Hit philosophers
After World War II, from the distant days of Sartre and Existentialism (when jazz was progressive and the mambo was thought to have the vitality disco had), we have come to expect, as a cold war tradition, a sympathy for Marxism among French intellectuals. It permitted many, Sartre included, to endorse a Castro as a soldier in the good fight against human oppression.
Things have changed here in France 40 years after D-Day. American veterans returning to this land where philosophy is an important spectator sport will not be running into that old kind of ideological anti-Americanism so much. (It is more part of West German intellectual life now.) In fact, they might be disoriented by amazing rumors of something called the New Philosophers. Not at all Existentialists like Sartre, but given to brandishing such slogans as ''Marx Is Dead!'' and ''Marxism Is the Opiate of the People!'' And not only do these French intellectuals consider communism their primary enemy but several of them are openly religious. To make them sound even more oddly familiar to Americans of the Reagan years, they fervently believe that the state is the incarnation of evil, themselves given to speaking in such biblical-sounding terms.
These New Philosophers could never endorse Castro as a defender of humanity because Marxism to them does not ever lead to the elimination of the state, Marx notwithstanding, but instead assumes it. And the state, in its power drive, cannot be anything but the natural incarcerator of man. Never the savior. As for the American state, it is no different in their eyes, also being a product of 18 th-century secular Rationalism. The state as all-pervasive culture is simply the modern world's reality.
One would not, of course, confuse the New Philosophers with the American Moral Majority (although there might be more kinship between these two contemporary groups than first meets the eye). But, in trying to make out exactly what they really are, which has been much discussed, and not always respectfully, we must first report that they have dominated the French intellectual state as nothing has since Structuralism in the 1960s.
Starting in 1977, some 10 writers, the most prominent being Bernard-Henri Levy and Andre Glucksmann, became Hit Philosophers, appearing regularly on TV before a great following to discuss Western philosophy in relation to them. Personally. They had produced, of all things, a series of best sellers, led by Levy's own ''Barbarism with a Human Face,'' for the happy editorial house of Grasset, all under the brilliant editorial and publicitarian direction of B. H. Levy himself. And their books were filled with grave references to each other. They also proved capable of seeing a clean, clear, uninterrupted evil line from Plato to Stalin which they hoped to interrupt. Hence their claim to being new as philosophers.
What is striking is how deeply they were marked by reading Solzhenitsyn, and how they have come to regard - Glucksmann most particularly - the likes of Auschwitz not merely as German, but as 20th-century, to be repeated in Russia, Chile, Indochina, and so on. In fact, they see this lockup of everyone as being repeated all over the world in many forms. Especially since the state - as 20 th-century culture - is so dominant in our minds as to replace all other values.
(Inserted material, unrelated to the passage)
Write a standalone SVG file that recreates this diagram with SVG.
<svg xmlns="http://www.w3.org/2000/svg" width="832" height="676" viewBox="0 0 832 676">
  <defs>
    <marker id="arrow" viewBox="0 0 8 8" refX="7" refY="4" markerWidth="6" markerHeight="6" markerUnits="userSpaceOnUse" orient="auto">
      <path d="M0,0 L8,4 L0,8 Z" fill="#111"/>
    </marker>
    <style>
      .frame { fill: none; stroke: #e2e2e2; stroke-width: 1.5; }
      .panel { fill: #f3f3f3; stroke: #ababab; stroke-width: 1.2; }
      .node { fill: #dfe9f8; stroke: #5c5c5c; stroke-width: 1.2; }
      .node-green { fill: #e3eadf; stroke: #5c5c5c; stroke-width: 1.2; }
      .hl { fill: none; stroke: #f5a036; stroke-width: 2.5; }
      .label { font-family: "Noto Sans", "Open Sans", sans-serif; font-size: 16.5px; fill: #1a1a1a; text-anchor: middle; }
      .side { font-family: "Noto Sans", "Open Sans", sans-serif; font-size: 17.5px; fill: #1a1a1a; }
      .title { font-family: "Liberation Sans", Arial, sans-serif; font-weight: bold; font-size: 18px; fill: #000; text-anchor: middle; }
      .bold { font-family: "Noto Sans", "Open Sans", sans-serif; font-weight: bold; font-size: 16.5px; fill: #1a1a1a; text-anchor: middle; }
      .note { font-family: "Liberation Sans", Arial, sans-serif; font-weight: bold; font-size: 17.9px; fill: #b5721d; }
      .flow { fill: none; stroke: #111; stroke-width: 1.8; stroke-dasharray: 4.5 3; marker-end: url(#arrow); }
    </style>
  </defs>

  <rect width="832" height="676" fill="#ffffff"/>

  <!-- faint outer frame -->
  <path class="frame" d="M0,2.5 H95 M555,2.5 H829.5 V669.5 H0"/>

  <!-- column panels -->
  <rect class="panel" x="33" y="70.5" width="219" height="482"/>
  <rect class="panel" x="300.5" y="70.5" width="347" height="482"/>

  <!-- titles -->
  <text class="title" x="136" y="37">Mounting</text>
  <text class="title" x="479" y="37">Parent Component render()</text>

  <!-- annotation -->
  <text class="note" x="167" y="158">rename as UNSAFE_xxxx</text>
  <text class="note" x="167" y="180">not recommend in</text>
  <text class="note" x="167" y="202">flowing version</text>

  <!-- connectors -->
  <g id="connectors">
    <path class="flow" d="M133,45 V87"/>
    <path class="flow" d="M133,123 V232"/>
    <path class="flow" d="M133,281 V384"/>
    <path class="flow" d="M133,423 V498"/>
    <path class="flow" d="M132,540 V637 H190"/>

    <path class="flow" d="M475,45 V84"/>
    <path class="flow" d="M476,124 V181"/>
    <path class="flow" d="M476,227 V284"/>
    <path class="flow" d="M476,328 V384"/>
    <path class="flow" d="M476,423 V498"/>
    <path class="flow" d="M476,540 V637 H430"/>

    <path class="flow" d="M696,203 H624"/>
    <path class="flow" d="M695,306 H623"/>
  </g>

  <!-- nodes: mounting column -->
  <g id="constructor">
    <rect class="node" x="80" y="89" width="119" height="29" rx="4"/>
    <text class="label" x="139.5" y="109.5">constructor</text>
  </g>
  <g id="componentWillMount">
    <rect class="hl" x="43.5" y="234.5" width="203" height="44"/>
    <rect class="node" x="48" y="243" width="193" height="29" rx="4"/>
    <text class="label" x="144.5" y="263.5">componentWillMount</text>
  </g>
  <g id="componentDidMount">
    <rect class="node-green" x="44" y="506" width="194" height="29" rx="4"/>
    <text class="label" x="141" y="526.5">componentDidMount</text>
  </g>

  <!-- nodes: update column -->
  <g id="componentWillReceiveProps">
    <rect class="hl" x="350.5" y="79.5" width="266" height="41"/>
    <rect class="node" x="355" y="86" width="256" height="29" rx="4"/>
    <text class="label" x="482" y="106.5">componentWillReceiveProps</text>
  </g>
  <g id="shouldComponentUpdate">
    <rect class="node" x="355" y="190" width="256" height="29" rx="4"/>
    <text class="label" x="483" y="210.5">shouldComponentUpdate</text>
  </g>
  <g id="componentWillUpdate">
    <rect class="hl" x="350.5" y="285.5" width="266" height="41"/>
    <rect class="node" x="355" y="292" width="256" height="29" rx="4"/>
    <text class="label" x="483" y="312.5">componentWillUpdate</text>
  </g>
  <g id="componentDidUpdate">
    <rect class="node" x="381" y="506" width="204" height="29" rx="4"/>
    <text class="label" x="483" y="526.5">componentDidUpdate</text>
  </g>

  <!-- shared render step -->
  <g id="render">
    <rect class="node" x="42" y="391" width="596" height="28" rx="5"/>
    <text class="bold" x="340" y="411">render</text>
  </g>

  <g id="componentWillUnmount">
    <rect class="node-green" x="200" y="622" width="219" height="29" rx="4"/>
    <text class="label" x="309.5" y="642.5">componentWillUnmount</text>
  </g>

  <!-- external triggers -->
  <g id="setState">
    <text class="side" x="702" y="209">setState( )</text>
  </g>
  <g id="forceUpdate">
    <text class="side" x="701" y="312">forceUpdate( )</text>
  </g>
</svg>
For them, the state continues to cause what Michel Foucault, perhaps their most important non-Marxist teacher, called the death of man, as every individual's own humanity is displaced by his being an incarnation of the state.
As a group, they are hardly the center of discussion anymore. But the task of assessing their meaning remains. If mentioned now, it is mostly to dismiss them, pointing out that, indebted as they are to Foucault, none showed anything like his caliber as a thinker. And their books, which tend to be declamatory and intuitive (which does not mean without brilliance), do not impress as systematic thought.
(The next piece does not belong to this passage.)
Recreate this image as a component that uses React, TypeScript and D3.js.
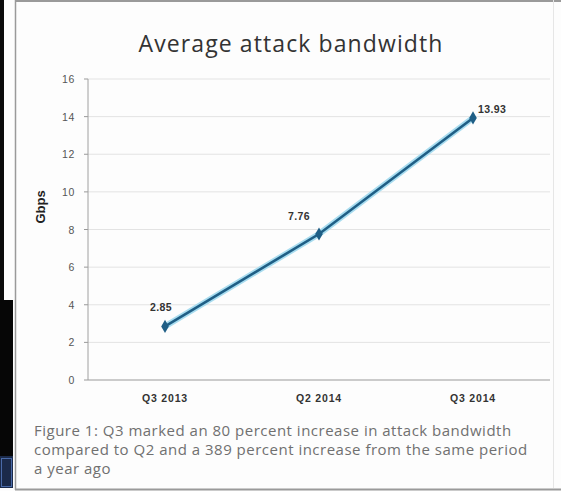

Mostly they are criticized for dispensing flashy rhetoric posing as thought, for being sloganeering intellectuals not worthy of the title of philosophers.
Their kind of logic, it has been pointed out, made too many things alike, failing to distinguish, for example, between the degrees of 20th-century oppression. And they are accused of crypto-conservatism, offering with their social pessimism the kind of high-sounding excuse for social passivity that is always popular. It does seem there should be something suspect about ''philosophy'' made to applause. And, sometimes, after hearing that God is dead and then Marx is dead and man is dead, and finally, with Levy, that the proletariat is gone, too, one might wonder nervously about who will be left.
But, worst of all, they are accused of not really being new but of having simply repackaged, with a dramatic air of personal discovery, a lot of things said by others before, without giving precursors credit, claiming that newness for their stardom.
Yet, even if all negative criticisms are true, and many are, the event of the New Philosophers remains important, at least symptomatically. And a few among them, such as Glucksmann, may well stay around on individual merit. Certainly, the old equation between mainstream French intellectuals and Marxism is no longer automatic.